My Favourite Poems
Poems can often be more engaging and powerful than prose because of their heightened emotional impact, concise language, and natural musicality and rhythm. These qualities foster deeper reader involvement and multiple interpretations. Poetry frequently triggers a strong emotional response rather than relying on a detailed narrative to convey information.
Through vivid imagery, euphemism and symbolism, poetry can connect with universal human experiences such as love, loss and joy in ways that resonate deeply and sometimes more powerfully than a gradual accumulation of experience in prose. Poetry embodies Samuel Taylor Coleridge’s definition of poetry: “the best words in the best order,” distilling complex ideas and moments into fewer, carefully chosen words, each bearing significant weight.
This economy of language can make the message more striking and memorable, like a powerful “snapshot” rather than a prose’s “full-length movie.” Drawing from ancient oral traditions, poetry often uses metre, rhyme, and melodic sound patterns, giving it a musical quality that appeals to our natural sense of rhythm. This unique auditory characteristic of poems enhances the reading experience and aids memorisation, making the words more impactful.

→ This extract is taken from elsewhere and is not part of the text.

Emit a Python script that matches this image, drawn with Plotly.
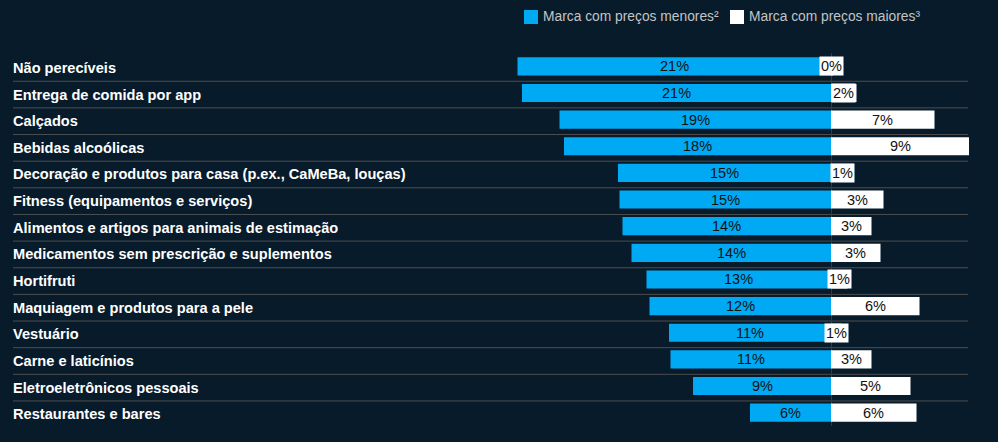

So, it’s fitting to begin my collection with a poem by Billy Collins, the American poet, called: Introduction to Poetry.
Poem 001: Introduction to Poetry.
I ask them to take a poem
and hold it up to the light
like a colour slide
or press an ear against its hive.
I say drop a mouse into a poem
and watch him probe his way out,
or walk inside the poem’s room
and feel the walls for a light switch.
I want them to waterski
across the surface of a poem
waving at the author’s name on the shore.
But all they want to do
is tie the poem to a chair with rope
and torture a confession out of it.
They begin beating it with a hose
to find out what it really means.
William James Collins (1941) served as the Poet Laureate of the United States from 2001 to 2003. He was a Distinguished Professor at Lehman College of the City University of New York, retiring in 2016.
Poem 002: Do You Have Any Advice For Those of Us Just Starting Out?
Give up sitting dutifully at your desk. Leave
your house or apartment. Go out into the world.
It's all right to carry a notebook but a cheap
one is best, with pages the colour of weak tea
and on the front a kitten or a spaceship.
Avoid any enclosed space where more than
three people are wearing turtlenecks. Beware
any snow-covered chalet with deer tracks
across the muffled tennis courts.
Not surprisingly, libraries are a good place to write.
And the perfect place in a library is near an aisle
where a child a year or two old is playing as his
mother browses the ranks of the dead.
Often he will pull books from the bottom shelf.
The title, the author’s name, the brooding photo
on the flap mean nothing. Red book on black, grey
book on brown, he builds a tower. And the higher
it gets, the wider he grins.
You who asked for advice, listen: When the tower
falls, be like that child. Laugh so loud everybody
in the world frowns and says, “Shhhh.”
Then start again.
Ronald Koertge (1940) is an American poet and author of young adult fiction. Koertge is the author of six poetry collections and the Poet Laureate of South Pasadena, California. He also has a National Endowment for the Arts fellowship and a California Arts Council grant.